### Problem to solve
Write out the opening lines of the data word for word, up to and including the line with "-1.12, -1.4, -0.93]", and leave every picture and every later line out.

### Stored data
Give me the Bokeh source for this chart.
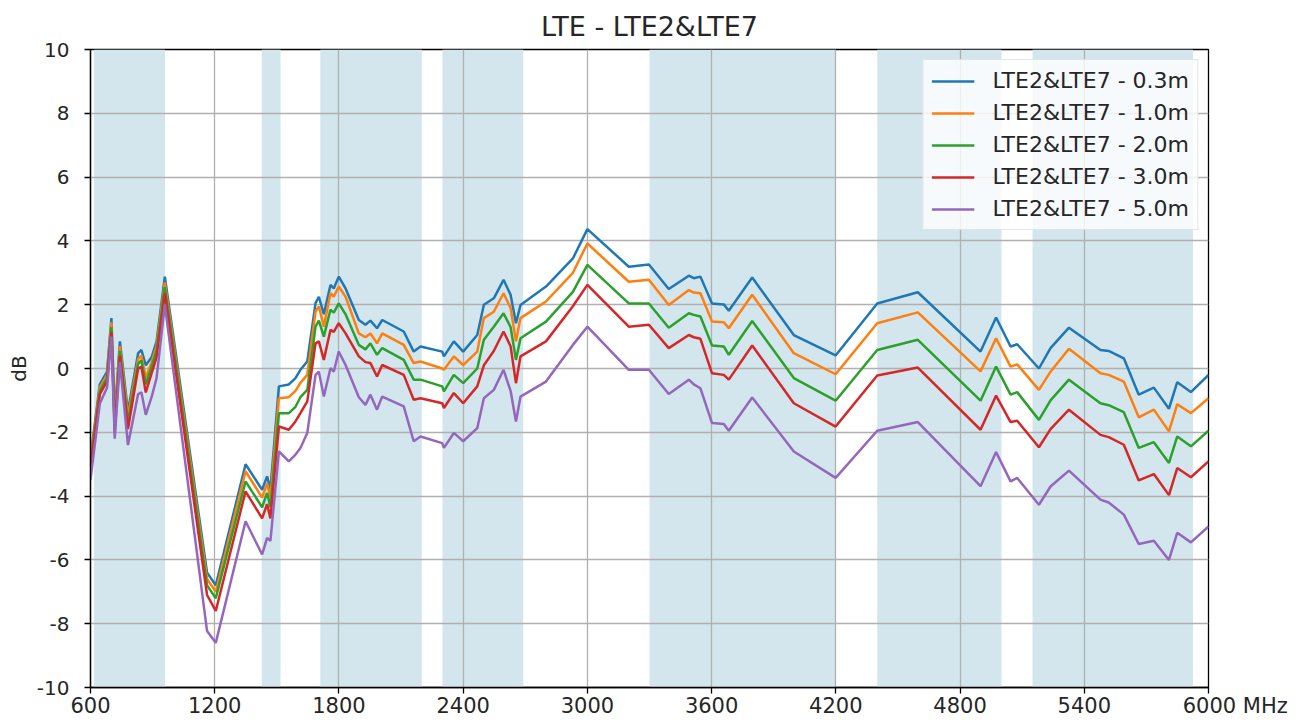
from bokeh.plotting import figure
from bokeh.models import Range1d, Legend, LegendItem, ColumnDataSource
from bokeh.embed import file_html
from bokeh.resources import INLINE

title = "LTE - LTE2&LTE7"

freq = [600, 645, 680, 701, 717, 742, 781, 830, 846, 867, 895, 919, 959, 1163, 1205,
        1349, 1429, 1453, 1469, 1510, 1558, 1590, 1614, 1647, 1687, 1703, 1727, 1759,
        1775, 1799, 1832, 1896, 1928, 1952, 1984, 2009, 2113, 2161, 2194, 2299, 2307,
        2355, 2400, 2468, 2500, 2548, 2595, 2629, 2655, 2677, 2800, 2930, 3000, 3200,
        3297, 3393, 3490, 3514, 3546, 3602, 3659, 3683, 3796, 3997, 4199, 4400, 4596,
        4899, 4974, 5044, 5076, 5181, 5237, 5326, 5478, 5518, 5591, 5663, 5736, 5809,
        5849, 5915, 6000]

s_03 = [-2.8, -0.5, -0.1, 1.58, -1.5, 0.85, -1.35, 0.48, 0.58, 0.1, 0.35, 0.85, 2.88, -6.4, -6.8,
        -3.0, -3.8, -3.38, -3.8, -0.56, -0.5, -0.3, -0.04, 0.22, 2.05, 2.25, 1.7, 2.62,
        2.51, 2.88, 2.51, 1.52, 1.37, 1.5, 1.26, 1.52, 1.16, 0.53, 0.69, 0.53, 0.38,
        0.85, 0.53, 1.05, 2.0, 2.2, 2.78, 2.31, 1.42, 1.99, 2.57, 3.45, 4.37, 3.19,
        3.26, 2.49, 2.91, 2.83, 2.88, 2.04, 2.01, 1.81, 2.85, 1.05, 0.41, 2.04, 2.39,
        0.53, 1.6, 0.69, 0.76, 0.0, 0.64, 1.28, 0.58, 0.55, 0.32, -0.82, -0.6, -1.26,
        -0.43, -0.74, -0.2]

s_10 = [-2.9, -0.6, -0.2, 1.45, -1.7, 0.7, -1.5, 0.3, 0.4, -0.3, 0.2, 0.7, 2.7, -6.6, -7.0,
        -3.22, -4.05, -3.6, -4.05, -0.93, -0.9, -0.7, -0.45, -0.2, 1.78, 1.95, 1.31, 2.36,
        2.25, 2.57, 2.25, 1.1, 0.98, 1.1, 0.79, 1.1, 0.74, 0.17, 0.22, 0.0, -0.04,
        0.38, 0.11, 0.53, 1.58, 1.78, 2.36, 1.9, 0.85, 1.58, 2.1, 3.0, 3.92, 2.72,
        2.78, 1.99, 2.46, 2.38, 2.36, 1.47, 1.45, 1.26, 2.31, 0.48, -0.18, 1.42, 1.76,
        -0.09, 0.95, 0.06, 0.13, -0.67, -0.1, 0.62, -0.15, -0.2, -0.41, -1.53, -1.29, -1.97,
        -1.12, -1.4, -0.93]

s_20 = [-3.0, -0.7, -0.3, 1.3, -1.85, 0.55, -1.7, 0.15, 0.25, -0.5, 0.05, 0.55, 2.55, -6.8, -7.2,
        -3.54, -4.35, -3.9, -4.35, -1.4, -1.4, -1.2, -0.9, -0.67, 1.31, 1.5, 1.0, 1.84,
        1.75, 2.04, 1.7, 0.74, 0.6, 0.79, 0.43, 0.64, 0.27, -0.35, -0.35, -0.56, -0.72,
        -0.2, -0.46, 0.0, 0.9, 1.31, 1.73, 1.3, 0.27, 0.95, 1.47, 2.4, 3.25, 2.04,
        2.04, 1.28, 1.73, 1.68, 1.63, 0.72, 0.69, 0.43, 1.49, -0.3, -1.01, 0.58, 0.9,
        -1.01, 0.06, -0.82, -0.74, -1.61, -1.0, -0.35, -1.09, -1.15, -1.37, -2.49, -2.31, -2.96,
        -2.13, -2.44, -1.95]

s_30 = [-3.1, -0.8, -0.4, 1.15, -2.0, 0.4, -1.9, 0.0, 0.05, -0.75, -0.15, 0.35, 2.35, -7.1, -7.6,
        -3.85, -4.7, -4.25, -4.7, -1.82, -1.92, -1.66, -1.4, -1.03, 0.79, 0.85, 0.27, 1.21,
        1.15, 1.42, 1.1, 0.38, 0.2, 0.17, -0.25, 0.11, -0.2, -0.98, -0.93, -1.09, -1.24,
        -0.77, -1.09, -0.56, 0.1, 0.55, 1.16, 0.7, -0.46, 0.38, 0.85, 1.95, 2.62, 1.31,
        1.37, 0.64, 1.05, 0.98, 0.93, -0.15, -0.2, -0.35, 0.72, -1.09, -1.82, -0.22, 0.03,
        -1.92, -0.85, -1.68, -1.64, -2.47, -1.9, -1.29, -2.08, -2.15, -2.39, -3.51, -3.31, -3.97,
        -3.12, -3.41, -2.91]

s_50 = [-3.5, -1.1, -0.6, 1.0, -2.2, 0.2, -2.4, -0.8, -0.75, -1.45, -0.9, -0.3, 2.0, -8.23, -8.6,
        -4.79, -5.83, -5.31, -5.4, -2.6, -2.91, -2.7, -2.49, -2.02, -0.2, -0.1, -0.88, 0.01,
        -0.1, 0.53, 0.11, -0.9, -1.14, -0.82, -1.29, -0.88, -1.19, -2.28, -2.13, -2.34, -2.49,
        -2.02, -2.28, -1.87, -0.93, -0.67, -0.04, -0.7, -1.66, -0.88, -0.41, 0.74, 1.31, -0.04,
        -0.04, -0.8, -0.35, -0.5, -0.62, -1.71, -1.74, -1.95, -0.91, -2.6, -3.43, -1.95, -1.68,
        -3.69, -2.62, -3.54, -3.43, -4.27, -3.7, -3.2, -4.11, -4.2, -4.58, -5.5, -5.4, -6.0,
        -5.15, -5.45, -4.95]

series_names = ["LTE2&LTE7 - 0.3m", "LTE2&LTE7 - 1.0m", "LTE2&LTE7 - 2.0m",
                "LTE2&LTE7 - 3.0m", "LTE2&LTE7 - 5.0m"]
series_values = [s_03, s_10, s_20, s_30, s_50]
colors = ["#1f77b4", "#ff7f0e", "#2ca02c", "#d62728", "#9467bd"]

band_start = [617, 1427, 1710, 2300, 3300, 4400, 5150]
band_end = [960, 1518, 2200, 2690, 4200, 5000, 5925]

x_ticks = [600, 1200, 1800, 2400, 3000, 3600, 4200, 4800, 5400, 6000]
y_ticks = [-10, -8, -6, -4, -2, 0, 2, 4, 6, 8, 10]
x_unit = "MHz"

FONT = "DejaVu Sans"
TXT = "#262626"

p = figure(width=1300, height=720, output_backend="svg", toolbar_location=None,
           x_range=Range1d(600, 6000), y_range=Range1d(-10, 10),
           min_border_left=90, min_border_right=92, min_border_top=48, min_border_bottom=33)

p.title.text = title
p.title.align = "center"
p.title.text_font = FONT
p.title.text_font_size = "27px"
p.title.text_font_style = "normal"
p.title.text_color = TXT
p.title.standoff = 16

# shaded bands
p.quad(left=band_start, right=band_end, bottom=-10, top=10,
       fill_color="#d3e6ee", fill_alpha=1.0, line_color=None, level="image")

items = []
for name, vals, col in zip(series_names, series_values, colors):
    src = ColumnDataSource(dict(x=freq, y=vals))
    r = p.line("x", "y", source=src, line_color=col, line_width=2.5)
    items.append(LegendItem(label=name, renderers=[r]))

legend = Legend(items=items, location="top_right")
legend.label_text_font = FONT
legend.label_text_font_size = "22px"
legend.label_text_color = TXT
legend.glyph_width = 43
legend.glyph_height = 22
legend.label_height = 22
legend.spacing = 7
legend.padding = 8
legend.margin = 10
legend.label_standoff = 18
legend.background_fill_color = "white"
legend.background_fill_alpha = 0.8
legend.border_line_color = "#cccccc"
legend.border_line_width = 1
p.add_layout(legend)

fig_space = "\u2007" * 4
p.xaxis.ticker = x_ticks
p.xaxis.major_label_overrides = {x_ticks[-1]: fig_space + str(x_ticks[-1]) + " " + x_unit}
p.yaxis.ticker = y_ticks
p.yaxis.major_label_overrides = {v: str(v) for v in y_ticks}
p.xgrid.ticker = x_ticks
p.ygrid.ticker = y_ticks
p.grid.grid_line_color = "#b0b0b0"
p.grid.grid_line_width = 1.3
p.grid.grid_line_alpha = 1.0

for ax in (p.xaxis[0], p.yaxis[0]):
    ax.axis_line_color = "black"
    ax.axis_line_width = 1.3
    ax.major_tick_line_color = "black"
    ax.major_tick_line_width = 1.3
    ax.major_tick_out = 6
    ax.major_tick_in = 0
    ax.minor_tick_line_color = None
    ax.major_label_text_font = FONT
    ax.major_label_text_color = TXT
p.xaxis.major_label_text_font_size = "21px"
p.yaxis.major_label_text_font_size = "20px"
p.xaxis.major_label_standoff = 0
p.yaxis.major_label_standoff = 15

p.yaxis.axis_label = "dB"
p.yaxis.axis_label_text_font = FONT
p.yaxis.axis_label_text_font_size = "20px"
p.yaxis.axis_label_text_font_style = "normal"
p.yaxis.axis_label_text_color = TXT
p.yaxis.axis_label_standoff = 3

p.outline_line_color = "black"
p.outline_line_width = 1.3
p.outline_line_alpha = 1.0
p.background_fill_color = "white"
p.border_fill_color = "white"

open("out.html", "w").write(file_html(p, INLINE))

### Problem solution
Give me the Bokeh source for this chart.
from bokeh.plotting import figure
from bokeh.models import Range1d, Legend, LegendItem, ColumnDataSource
from bokeh.embed import file_html
from bokeh.resources import INLINE

title = "LTE - LTE2&LTE7"

freq = [600, 645, 680, 701, 717, 742, 781, 830, 846, 867, 895, 919, 959, 1163, 1205,
        1349, 1429, 1453, 1469, 1510, 1558, 1590, 1614, 1647, 1687, 1703, 1727, 1759,
        1775, 1799, 1832, 1896, 1928, 1952, 1984, 2009, 2113, 2161, 2194, 2299, 2307,
        2355, 2400, 2468, 2500, 2548, 2595, 2629, 2655, 2677, 2800, 2930, 3000, 3200,
        3297, 3393, 3490, 3514, 3546, 3602, 3659, 3683, 3796, 3997, 4199, 4400, 4596,
        4899, 4974, 5044, 5076, 5181, 5237, 5326, 5478, 5518, 5591, 5663, 5736, 5809,
        5849, 5915, 6000]

s_03 = [-2.8, -0.5, -0.1, 1.58, -1.5, 0.85, -1.35, 0.48, 0.58, 0.1, 0.35, 0.85, 2.88, -6.4, -6.8,
        -3.0, -3.8, -3.38, -3.8, -0.56, -0.5, -0.3, -0.04, 0.22, 2.05, 2.25, 1.7, 2.62,
        2.51, 2.88, 2.51, 1.52, 1.37, 1.5, 1.26, 1.52, 1.16, 0.53, 0.69, 0.53, 0.38,
        0.85, 0.53, 1.05, 2.0, 2.2, 2.78, 2.31, 1.42, 1.99, 2.57, 3.45, 4.37, 3.19,
        3.26, 2.49, 2.91, 2.83, 2.88, 2.04, 2.01, 1.81, 2.85, 1.05, 0.41, 2.04, 2.39,
        0.53, 1.6, 0.69, 0.76, 0.0, 0.64, 1.28, 0.58, 0.55, 0.32, -0.82, -0.6, -1.26,
        -0.43, -0.74, -0.2]

s_10 = [-2.9, -0.6, -0.2, 1.45, -1.7, 0.7, -1.5, 0.3, 0.4, -0.3, 0.2, 0.7, 2.7, -6.6, -7.0,
        -3.22, -4.05, -3.6, -4.05, -0.93, -0.9, -0.7, -0.45, -0.2, 1.78, 1.95, 1.31, 2.36,
        2.25, 2.57, 2.25, 1.1, 0.98, 1.1, 0.79, 1.1, 0.74, 0.17, 0.22, 0.0, -0.04,
        0.38, 0.11, 0.53, 1.58, 1.78, 2.36, 1.9, 0.85, 1.58, 2.1, 3.0, 3.92, 2.72,
        2.78, 1.99, 2.46, 2.38, 2.36, 1.47, 1.45, 1.26, 2.31, 0.48, -0.18, 1.42, 1.76,
        -0.09, 0.95, 0.06, 0.13, -0.67, -0.1, 0.62, -0.15, -0.2, -0.41, -1.53, -1.29, -1.97,
        -1.12, -1.4, -0.93]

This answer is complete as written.